Mayor Linda Hepner, whom Villeneuve credited as also being behind her motion, said something similar in the lead-up to the fall civic election.
Staging a media event near the Beecher Street railway crossing in September, Hepner – backed by longtime incumbent Villeneuve and soon-to-be-elected council hopefuls Mike Starchuk, Dave Woods and Vera LeFranc in the Nov. 15 Surrey First sweep – pledged to focus on rail relocation, saying it’s important for voters to know “where to put their mark on the ballot.”
Of course, while civic leaders maintain safety is their primary motivator, they have no control of train speeds and track locations.
A little over a year ago, this fact was certainly not lost on then-councillor Hepner, when White Rock Mayor Wayne Baldwin joined her predecessor, Dianne Watts, in hosting a forum to push for rail relocation.
Noting at that time that the issue is under federal control, Hepner told PAN the idea of a waterfront “Utopia” without tracks has come up many times over the years. She also commented on how the mayors’ “premature” proposal of moving the tracks inland would have implications for Surrey’s agricultural land, and she was adamant farmers would be part of any discussions.

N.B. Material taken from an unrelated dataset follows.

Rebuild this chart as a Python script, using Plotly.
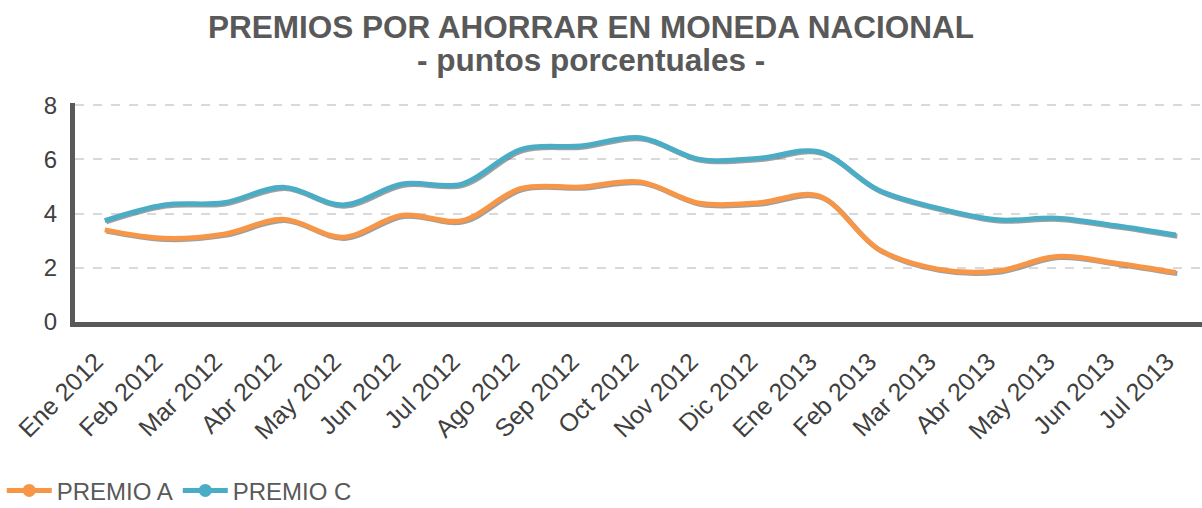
import plotly.graph_objects as go

# Monthly series, January 2012 to July 2013
months = ["Ene 2012", "Feb 2012", "Mar 2012", "Abr 2012", "May 2012", "Jun 2012",
          "Jul 2012", "Ago 2012", "Sep 2012", "Oct 2012", "Nov 2012", "Dic 2012",
          "Ene 2013", "Feb 2013", "Mar 2013", "Abr 2013", "May 2013", "Jun 2013",
          "Jul 2013"]
premio_a = [3.40, 3.09, 3.24, 3.79, 3.13, 3.94, 3.74, 4.93, 4.98, 5.17, 4.38, 4.40,
            4.65, 2.69, 1.95, 1.88, 2.42, 2.17, 1.83]
premio_c = [3.74, 4.32, 4.40, 4.97, 4.32, 5.09, 5.09, 6.37, 6.49, 6.80, 6.00, 6.04,
            6.28, 4.87, 4.20, 3.77, 3.83, 3.55, 3.21]
y_ticks = [0, 2, 4, 6, 8]

series = [("PREMIO A", premio_a, "#F79646"), ("PREMIO C", premio_c, "#4BACC6")]
idx = list(range(len(months)))

fig = go.Figure()

# soft drop shadow under each line
for name, vals, color in series:
    fig.add_trace(go.Scatter(
        x=[i + 0.025 for i in idx], y=[v - 0.045 for v in vals],
        mode="lines", line=dict(color="rgba(80,80,80,0.55)", width=5, shape="spline"),
        showlegend=False, hoverinfo="skip"))

for name, vals, color in series:
    fig.add_trace(go.Scatter(
        x=idx, y=vals, mode="lines", name=name,
        line=dict(color=color, width=5, shape="spline"),
        showlegend=False))

# legend keys: line with a round marker
for name, vals, color in series:
    fig.add_trace(go.Scatter(
        x=[None], y=[None], mode="lines+markers", name=name,
        line=dict(color=color, width=5),
        marker=dict(color=color, size=13)))

title_font = dict(family="Liberation Sans, Arial, sans-serif", size=31.5, color="#595959")
fig.add_annotation(text="<b>PREMIOS POR AHORRAR EN MONEDA NACIONAL</b>",
                   xref="paper", yref="paper", x=0.458, y=1.0, xanchor="center",
                   yanchor="middle", yshift=105 - 29, showarrow=False, font=title_font)
fig.add_annotation(text="<b>- puntos porcentuales -</b>",
                   xref="paper", yref="paper", x=0.458, y=1.0, xanchor="center",
                   yanchor="middle", yshift=105 - 62, showarrow=False, font=title_font)

fig.update_layout(
    width=1202, height=508,
    margin=dict(l=75, r=0, t=103, b=186, autoexpand=False),
    paper_bgcolor="white", plot_bgcolor="white",
    font=dict(family="Liberation Sans, Arial, sans-serif", color="#404040"),
    showlegend=True,
    legend=dict(orientation="h", x=-0.065, xanchor="left", y=-0.668, yanchor="top",
                font=dict(size=24, color="#595959"), itemwidth=45),
    xaxis=dict(
        range=[-0.5, 18.44], tickmode="array", tickvals=idx, ticktext=months,
        tickangle=-45, tickfont=dict(size=25, color="#404040"),
        ticklabelshift=-9, ticklabelstandoff=10, automargin=False,
        showgrid=False, zeroline=False,
        showline=True, linecolor="#595959", linewidth=5, ticks=""),
    yaxis=dict(
        range=[0, 8.08], tickmode="array", tickvals=y_ticks,
        tickfont=dict(size=24, color="#404040"), ticklabelstandoff=8, automargin=False,
        showgrid=True, gridcolor="#D9D9D9", griddash="dash", gridwidth=1.5,
        zeroline=False, showline=True, linecolor="#595959", linewidth=5,
        ticks="", ticklen=0),
)

fig.write_html("out.html")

However, nine months later, at Hepner’s Sept. 16 media event, she said that if elected mayor, she would immediately engage railway owner BNSF in discussions to have the tracks moved to a more direct, faster and safer inland route.

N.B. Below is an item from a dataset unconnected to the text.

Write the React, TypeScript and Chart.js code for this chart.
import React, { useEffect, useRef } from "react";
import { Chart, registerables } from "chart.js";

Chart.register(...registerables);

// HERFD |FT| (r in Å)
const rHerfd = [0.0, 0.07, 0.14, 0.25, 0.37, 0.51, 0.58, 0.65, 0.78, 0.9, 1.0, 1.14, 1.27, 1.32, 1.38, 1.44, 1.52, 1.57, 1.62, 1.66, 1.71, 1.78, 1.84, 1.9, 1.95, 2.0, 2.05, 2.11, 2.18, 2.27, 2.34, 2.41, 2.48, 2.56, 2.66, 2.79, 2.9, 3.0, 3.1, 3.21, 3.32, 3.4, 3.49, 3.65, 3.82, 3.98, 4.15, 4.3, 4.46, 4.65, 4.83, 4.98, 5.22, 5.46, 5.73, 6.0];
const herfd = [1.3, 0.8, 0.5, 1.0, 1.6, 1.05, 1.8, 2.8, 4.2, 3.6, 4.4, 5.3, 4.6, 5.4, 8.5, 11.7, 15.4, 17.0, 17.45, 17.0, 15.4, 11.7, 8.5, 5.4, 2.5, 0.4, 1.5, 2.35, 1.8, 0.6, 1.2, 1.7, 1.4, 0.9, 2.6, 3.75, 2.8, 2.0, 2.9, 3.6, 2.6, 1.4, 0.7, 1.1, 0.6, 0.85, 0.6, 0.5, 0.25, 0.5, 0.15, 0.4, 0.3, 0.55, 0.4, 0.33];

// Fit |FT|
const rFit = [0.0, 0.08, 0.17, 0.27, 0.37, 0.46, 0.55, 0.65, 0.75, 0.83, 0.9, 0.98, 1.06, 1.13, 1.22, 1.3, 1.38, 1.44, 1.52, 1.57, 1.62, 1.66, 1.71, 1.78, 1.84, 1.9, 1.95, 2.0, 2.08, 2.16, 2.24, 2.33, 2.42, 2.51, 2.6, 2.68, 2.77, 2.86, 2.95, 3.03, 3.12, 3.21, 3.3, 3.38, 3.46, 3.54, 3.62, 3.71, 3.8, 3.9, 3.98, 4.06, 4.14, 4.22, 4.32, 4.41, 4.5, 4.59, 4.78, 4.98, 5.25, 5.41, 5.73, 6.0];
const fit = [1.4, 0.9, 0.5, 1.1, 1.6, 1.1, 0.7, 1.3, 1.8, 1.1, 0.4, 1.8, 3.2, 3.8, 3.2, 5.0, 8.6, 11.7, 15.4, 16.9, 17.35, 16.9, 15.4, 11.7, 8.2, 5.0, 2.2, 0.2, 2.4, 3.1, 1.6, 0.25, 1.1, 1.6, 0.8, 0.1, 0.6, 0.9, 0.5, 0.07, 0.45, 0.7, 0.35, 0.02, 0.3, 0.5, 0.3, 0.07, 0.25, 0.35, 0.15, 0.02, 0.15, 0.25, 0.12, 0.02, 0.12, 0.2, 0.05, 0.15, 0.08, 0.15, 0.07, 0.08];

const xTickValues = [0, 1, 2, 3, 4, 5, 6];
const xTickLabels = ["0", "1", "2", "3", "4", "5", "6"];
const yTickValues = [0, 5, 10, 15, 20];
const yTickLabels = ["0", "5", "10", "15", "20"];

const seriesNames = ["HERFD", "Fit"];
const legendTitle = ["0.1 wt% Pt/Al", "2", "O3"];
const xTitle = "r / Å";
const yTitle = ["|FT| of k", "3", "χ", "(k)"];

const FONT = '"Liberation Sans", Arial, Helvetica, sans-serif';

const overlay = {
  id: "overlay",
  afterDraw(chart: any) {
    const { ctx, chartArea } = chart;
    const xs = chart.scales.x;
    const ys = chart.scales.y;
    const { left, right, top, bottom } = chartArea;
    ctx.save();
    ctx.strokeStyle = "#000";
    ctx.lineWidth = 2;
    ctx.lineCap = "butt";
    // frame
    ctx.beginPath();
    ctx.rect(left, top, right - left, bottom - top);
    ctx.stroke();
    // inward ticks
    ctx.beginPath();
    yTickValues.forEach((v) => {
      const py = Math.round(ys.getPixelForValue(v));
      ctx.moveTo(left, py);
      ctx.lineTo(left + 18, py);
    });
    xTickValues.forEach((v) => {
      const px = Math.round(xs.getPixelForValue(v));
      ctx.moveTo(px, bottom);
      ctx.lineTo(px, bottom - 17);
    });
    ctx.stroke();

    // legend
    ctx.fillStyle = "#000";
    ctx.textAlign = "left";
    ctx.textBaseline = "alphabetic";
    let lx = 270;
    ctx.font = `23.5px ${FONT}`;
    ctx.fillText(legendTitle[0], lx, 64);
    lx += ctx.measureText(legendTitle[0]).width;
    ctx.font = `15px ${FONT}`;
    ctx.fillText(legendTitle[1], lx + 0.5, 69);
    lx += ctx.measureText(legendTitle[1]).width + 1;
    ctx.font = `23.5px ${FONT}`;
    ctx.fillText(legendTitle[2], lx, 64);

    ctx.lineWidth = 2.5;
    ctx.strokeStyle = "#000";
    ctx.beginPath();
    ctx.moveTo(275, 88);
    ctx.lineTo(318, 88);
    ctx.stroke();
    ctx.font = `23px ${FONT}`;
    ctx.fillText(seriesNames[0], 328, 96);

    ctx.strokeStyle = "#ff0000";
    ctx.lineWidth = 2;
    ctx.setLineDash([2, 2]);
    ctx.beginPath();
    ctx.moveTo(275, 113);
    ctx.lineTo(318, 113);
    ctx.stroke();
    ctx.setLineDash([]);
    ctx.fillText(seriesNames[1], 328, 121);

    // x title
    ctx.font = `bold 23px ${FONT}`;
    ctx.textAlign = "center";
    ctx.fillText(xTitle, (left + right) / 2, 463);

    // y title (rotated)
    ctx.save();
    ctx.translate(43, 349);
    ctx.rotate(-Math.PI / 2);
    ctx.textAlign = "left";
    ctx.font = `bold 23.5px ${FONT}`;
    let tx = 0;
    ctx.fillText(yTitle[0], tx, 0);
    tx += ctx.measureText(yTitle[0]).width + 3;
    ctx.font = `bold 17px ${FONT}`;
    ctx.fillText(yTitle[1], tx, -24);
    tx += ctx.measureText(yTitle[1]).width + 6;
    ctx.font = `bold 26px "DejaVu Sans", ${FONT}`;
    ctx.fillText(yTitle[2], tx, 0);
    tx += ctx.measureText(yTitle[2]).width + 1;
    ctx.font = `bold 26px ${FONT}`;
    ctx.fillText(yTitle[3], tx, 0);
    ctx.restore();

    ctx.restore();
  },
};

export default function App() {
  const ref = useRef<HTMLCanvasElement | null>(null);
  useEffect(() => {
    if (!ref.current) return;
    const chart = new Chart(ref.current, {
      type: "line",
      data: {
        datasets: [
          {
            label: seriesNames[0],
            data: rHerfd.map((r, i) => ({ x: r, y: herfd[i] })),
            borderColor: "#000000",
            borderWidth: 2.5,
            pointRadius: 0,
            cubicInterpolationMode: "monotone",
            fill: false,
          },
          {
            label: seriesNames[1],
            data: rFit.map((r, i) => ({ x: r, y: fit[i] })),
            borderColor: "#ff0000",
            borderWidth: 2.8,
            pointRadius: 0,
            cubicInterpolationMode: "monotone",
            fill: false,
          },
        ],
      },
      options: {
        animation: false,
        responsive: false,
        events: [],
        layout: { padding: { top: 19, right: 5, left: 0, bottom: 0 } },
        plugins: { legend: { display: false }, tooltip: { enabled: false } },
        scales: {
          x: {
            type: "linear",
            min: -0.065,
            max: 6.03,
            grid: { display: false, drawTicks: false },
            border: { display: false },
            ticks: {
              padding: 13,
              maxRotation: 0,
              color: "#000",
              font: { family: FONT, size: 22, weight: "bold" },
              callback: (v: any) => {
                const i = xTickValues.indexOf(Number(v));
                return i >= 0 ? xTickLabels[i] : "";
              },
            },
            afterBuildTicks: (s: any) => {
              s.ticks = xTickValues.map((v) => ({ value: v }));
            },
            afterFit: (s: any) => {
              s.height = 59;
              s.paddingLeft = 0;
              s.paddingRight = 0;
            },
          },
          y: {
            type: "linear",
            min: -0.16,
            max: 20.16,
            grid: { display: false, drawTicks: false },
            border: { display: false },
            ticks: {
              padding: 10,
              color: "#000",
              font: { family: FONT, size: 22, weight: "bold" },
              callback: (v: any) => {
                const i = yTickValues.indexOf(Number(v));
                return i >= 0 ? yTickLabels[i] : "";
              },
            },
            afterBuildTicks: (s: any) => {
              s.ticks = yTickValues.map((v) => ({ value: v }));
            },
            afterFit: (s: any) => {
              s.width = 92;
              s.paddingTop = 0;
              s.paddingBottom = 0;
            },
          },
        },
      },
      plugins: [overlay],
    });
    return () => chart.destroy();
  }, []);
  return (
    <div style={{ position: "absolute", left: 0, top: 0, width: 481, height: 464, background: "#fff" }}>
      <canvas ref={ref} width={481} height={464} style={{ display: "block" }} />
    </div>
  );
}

What a difference an election makes.
No doubt our elected officials have safety on their minds. The BNSF route edges Boundary Bay, over both the Serpentine and Nicomekl rivers, as it winds its way to White Rock, blocking street access to Crescent Beach homes and businesses several times a day. And residents’ concerns over potential landslides and dangerous freight have been well-documented.
But when elected officials talk of the importance of letting residents know they care – without any meaningful action to back that up – it feels opportunistic.
Perhaps in the back rooms it makes sense for politicians to talk about the importance of being seen to be doing something… anything. But if safety is the ultimate goal, one must wonder why they want voters to know they’re likely just spinning their wheels.